>> START Provided data
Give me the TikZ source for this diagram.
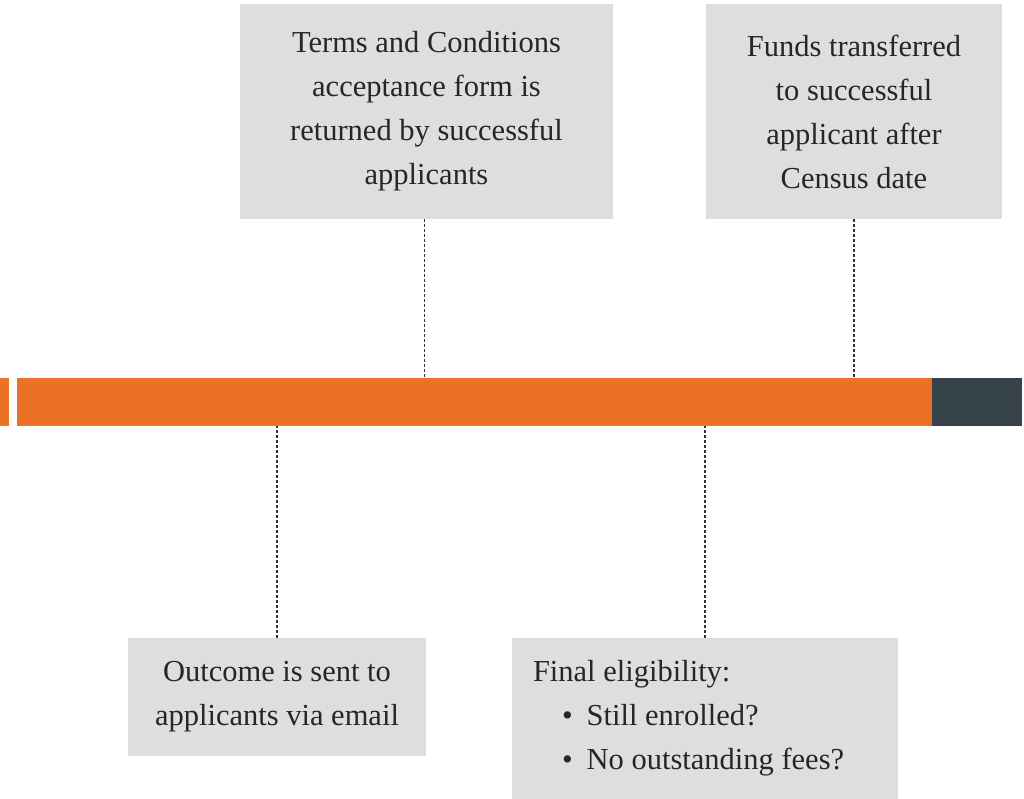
\documentclass[tikz,border=0pt]{standalone}
\usepackage{fontspec}
\setmainfont{Liberation Serif}
\usetikzlibrary{positioning}

\definecolor{barorange}{HTML}{EA7125}
\definecolor{bardark}{HTML}{37434B}
\definecolor{boxgrey}{HTML}{DEDEDE}

\newcommand{\bitem}[1]{\hspace*{29pt}\textbullet\hspace{14pt}#1}

\begin{document}
\begin{tikzpicture}[x=1pt, y=-1pt,
	infobox/.style={rectangle, fill=boxgrey, inner sep=0pt, align=center,
		font=\fontsize{30.5}{44}\selectfont, text=black!85},
	barseg/.style={rectangle, inner sep=0pt, minimum height=48pt},
	leader/.style={draw=black!80, line width=1.2pt, dash pattern=on 3pt off 2pt}]
	\useasboundingbox (0,0) rectangle (1024,799);
	% timeline bar
	\node[barseg, fill=barorange, minimum width=915pt] (bar) at (474.5,402) {};
	\node[barseg, fill=barorange, minimum width=9pt] (stub) [left=8pt of bar] {};
	\node[barseg, fill=bardark, minimum width=90pt] (tail) [right=0pt of bar] {};
	% boxes above
	\node[infobox, minimum width=373pt, minimum height=215pt] (terms) at (426.5,111.5)
		{Terms and Conditions\\acceptance form is\\returned by successful\\applicants};
	\node[infobox, minimum width=296pt, minimum height=215pt] (funds) at (854,111.5)
		{Funds transferred\\to successful\\applicant after\\Census date};
	% boxes below
	\node[infobox, minimum width=298pt, minimum height=118pt] (outcome) at (277,697)
		{Outcome is sent to\\applicants via email};
	\node[infobox, minimum width=386pt, minimum height=161pt, align=flush left,
		text width=344pt] (final) at (705,718.5)
		{Final eligibility:\\\bitem{Still enrolled?}\\\bitem{No outstanding fees?}};
	% leaders
	\draw[leader] ([xshift=-2pt]terms.south) -- ([xshift=-2pt]terms.south |- bar.north);
	\draw[leader] (funds.south) -- (funds.south |- bar.north);
	\draw[leader] (outcome.north) -- (outcome.north |- bar.south);
	\draw[leader] (final.north) -- (final.north |- bar.south);
\end{tikzpicture}
\end{document}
>> END Provided data
* Instruction
Transcribe the material exactly, leaving every picture out.

* Solution below
Give me the TikZ source for this diagram.
\documentclass[tikz,border=0pt]{standalone}
\usepackage{fontspec}
\setmainfont{Liberation Serif}
\usetikzlibrary{positioning}

\definecolor{barorange}{HTML}{EA7125}
\definecolor{bardark}{HTML}{37434B}
\definecolor{boxgrey}{HTML}{DEDEDE}

\newcommand{\bitem}[1]{\hspace*{29pt}\textbullet\hspace{14pt}#1}

\begin{document}
\begin{tikzpicture}[x=1pt, y=-1pt,
	infobox/.style={rectangle, fill=boxgrey, inner sep=0pt, align=center,
		font=\fontsize{30.5}{44}\selectfont, text=black!85},
	barseg/.style={rectangle, inner sep=0pt, minimum height=48pt},
	leader/.style={draw=black!80, line width=1.2pt, dash pattern=on 3pt off 2pt}]
	\useasboundingbox (0,0) rectangle (1024,799);
	% timeline bar
	\node[barseg, fill=barorange, minimum width=915pt] (bar) at (474.5,402) {};
	\node[barseg, fill=barorange, minimum width=9pt] (stub) [left=8pt of bar] {};
	\node[barseg, fill=bardark, minimum width=90pt] (tail) [right=0pt of bar] {};
	% boxes above
	\node[infobox, minimum width=373pt, minimum height=215pt] (terms) at (426.5,111.5)
		{Terms and Conditions\\acceptance form is\\returned by successful\\applicants};
	\node[infobox, minimum width=296pt, minimum height=215pt] (funds) at (854,111.5)
		{Funds transferred\\to successful\\applicant after\\Census date};
	% boxes below
	\node[infobox, minimum width=298pt, minimum height=118pt] (outcome) at (277,697)
		{Outcome is sent to\\applicants via email};
	\node[infobox, minimum width=386pt, minimum height=161pt, align=flush left,
		text width=344pt] (final) at (705,718.5)
		{Final eligibility:\\\bitem{Still enrolled?}\\\bitem{No outstanding fees?}};
	% leaders
	\draw[leader] ([xshift=-2pt]terms.south) -- ([xshift=-2pt]terms.south |- bar.north);
	\draw[leader] (funds.south) -- (funds.south |- bar.north);
	\draw[leader] (outcome.north) -- (outcome.north |- bar.south);
	\draw[leader] (final.north) -- (final.north |- bar.south);
\end{tikzpicture}
\end{document}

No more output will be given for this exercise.